Weiter nach Taarstedt, großer Ort, 870 Einwohner, 10.40 Uhr rollen wir vor den Kindergarten in der Hauptstraße. Sechs Erwachsene und ein Kind im Bus. Bringen sackweise Bücher, sieben, acht, die Leihfrist beträgt acht Wochen. Eine Frau packt Langbehn alles auf den kleinen Tisch und sagt: „Ich les nix, ich hab keine Zeit, das ist alles für meine Mutter, die liest die ganze Zeit. Das ist gut, dann will sie nix von mir.“ In den letzten Tagen sei die Mutter an ihren Buchschrank gegangen, weil sie alle Bücherbus-Bücher ausgelesen hatte. „Wir haben nicht den gleichen Geschmack“, sagt die Frau.
In sechs Wochen wieder
Dann klettert Langbehn aus dem Bus und trägt einer älteren Dame, die mit dem Auto gekommen ist, den schweren Bücherkorb in den Bus. Die hat nicht nur ein paar schwere Brocken im Korb, auch Hörbücher. Erst in sechs Wochen kommt der Bus wieder, da decken sich die Leute ein. Eine jüngere Frau lässt ihre Hörbücher verlängern: „Hab ich mit angefangen und will nun wissen, wie es ausgeht.“
Ein paar Leute müssen ihren Jahresbeitrag zahlen. „Du kennst das noch anders“, sagt Langbehn zu einer Frau, die ihr Portemonnaie in der Hand hat. Die nickt. Neil Young steht bei den CDs, Bob Dylan und Eric Clapton. Hört niemand. „Auch da werden die Sachen geliehen, die in den Charts sind“, sagt Sommer.
Auf nach Twedt, 510 Einwohner.
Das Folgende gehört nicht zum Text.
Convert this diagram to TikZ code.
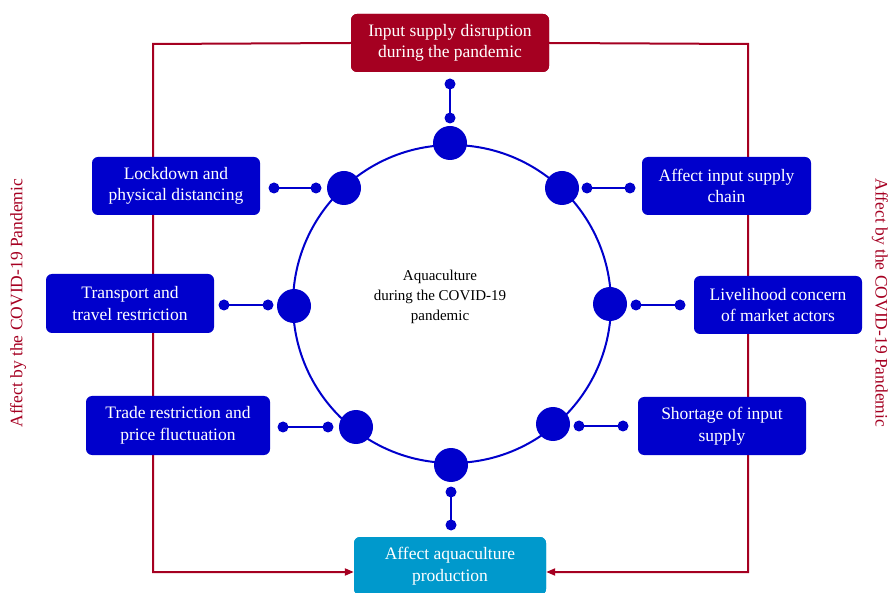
\documentclass[tikz,border=0pt]{standalone}
\usepackage{fontspec}
\setmainfont{Liberation Serif}
\usetikzlibrary{arrows.meta}
\definecolor{dred}{HTML}{A50021}
\definecolor{dblue}{HTML}{0000CC}
\definecolor{cyanb}{HTML}{0099CC}
\begin{document}
\begin{tikzpicture}[x=1pt,y=-1pt,
  box/.style={rounded corners=6pt, fill=dblue, text=white, align=center,
    font=\fontsize{17.5}{21.5}\selectfont, inner sep=0pt},
  hub/.style={circle, fill=dblue, minimum size=34pt, inner sep=0pt},
  sdot/.style={circle, fill=dblue, minimum size=11pt, inner sep=0pt},
  link/.style={draw=dblue, line width=2.5pt},
  redline/.style={draw=dred, line width=2pt},
  side/.style={text=dred, font=\fontsize{17.5}{20}\selectfont}]
\useasboundingbox (0,0) rectangle (889,593);
% red frame lines (behind boxes)
\coordinate (tl) at (153,44);
\coordinate (bl) at (153,572);
\coordinate (tr) at (748,44);
\coordinate (br) at (748,572);
% boxes
\node[box, fill=dred, minimum width=198pt, minimum height=58pt] (top) at (450,43) {Input supply disruption\\during the pandemic};
\node[box, fill=cyanb, minimum width=192pt, minimum height=58pt] (prod) at (450,566) {Affect aquaculture\\production};
\draw[redline, -{Triangle[length=9pt,width=7pt]}] (top.west) -- (tl) -- (bl) -- (prod.west |- bl);
\draw[redline, -{Triangle[length=9pt,width=7pt]}] (top.east) -- (tr) -- (br) -- (prod.east |- br);
\node[box, fill=dred, minimum width=198pt, minimum height=58pt] at (top) {Input supply disruption\\during the pandemic};
\node[box, fill=cyanb, minimum width=192pt, minimum height=58pt] at (prod) {Affect aquaculture\\production};
\node[box, minimum width=168pt, minimum height=58pt] (lock) at (176,186) {Lockdown and\\physical distancing};
\node[box, minimum width=168pt, minimum height=59pt] (trans) at (130,303.5) {Transport and\\travel restriction};
\node[box, minimum width=184pt, minimum height=59pt] (trade) at (178,425.5) {Trade restriction and\\price fluctuation};
\node[box, minimum width=169pt, minimum height=58pt] (ainput) at (726.5,186) {Affect input supply\\chain};
\node[box, minimum width=168pt, minimum height=58pt] (livel) at (778,305) {Livelihood concern\\of market actors};
\node[box, minimum width=168pt, minimum height=58pt] (short) at (722,426) {Shortage of input\\supply};
% side labels
\node[side, rotate=90] (sl) at (18,303) {Affect by the COVID-19 Pandemic};
\node[side, rotate=-90] (sr) at (880,303) {Affect by the COVID-19 Pandemic};
% central circle
\node[draw=dblue, line width=2pt, circle, minimum size=318pt, inner sep=0pt] (ring) at (452,304) {};
\node[align=center, font=\fontsize{15}{20}\selectfont] (center) at (440,297) {Aquaculture\\during the COVID-19\\pandemic};
% hubs
\node[hub] (h1) at (450,143) {};
\node[hub] (h2) at (562,188) {};
\node[hub] (h3) at (610,304) {};
\node[hub] (h4) at (553,424) {};
\node[hub] (h5) at (451,465) {};
\node[hub] (h6) at (356,427) {};
\node[hub] (h7) at (294,306) {};
\node[hub] (h8) at (344,188) {};
% small connectors
\node[sdot] (a1) at (450,84) {};  \node[sdot] (b1) at (450,118) {};
\node[sdot] (a2) at (630,188) {}; \node[sdot] (b2) at (587,188) {};
\node[sdot] (a3) at (680,305) {}; \node[sdot] (b3) at (636,305) {};
\node[sdot] (a4) at (623,426) {}; \node[sdot] (b4) at (579,426) {};
\node[sdot] (a5) at (451,525) {}; \node[sdot] (b5) at (451,492) {};
\node[sdot] (a6) at (283,427) {}; \node[sdot] (b6) at (328,427) {};
\node[sdot] (a7) at (224,305) {}; \node[sdot] (b7) at (268,305) {};
\node[sdot] (a8) at (274,188) {}; \node[sdot] (b8) at (316,188) {};
\foreach \i in {1,...,8} {\draw[link] (a\i.center) -- (b\i.center);}
\end{tikzpicture}
\end{document}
Im Bus gibt es Zeitschriften, etwa über Angeln, aber auch die gängigen Magazine, Bücher mit extra großen Buchstaben, Bücher über Landwirtschaft, Bücher auf Plattdeutsch und eine ganze Reihe über Schleswig-Holstein, den Kreis, die Geschichte des äußersten Zipfels Norddeutschlands. „Das muss sein“, sagt Sommer.
Es gibt kurze Beratungsgespräche zwischen Sommer und Leserinnen, es gibt Schnack unter den Leserinnen, es geht um den Kindergarten und neue Spielsachen, die gerade angekommen sind.
Irgendwann stell’ ich mich an eine Bushaltestelle und warte auf den Bus nach Schleswig. Wir fahren dann an dunkelgrünen Hecken, die auf grasgrünen Wiesen wachsen, vorbei. Es regnet. Das Land ist gar nicht so flach, viele Häuser sehen aus, als ob die Leute drin begraben sind. Schon gut, dass es den Bücherbus gibt.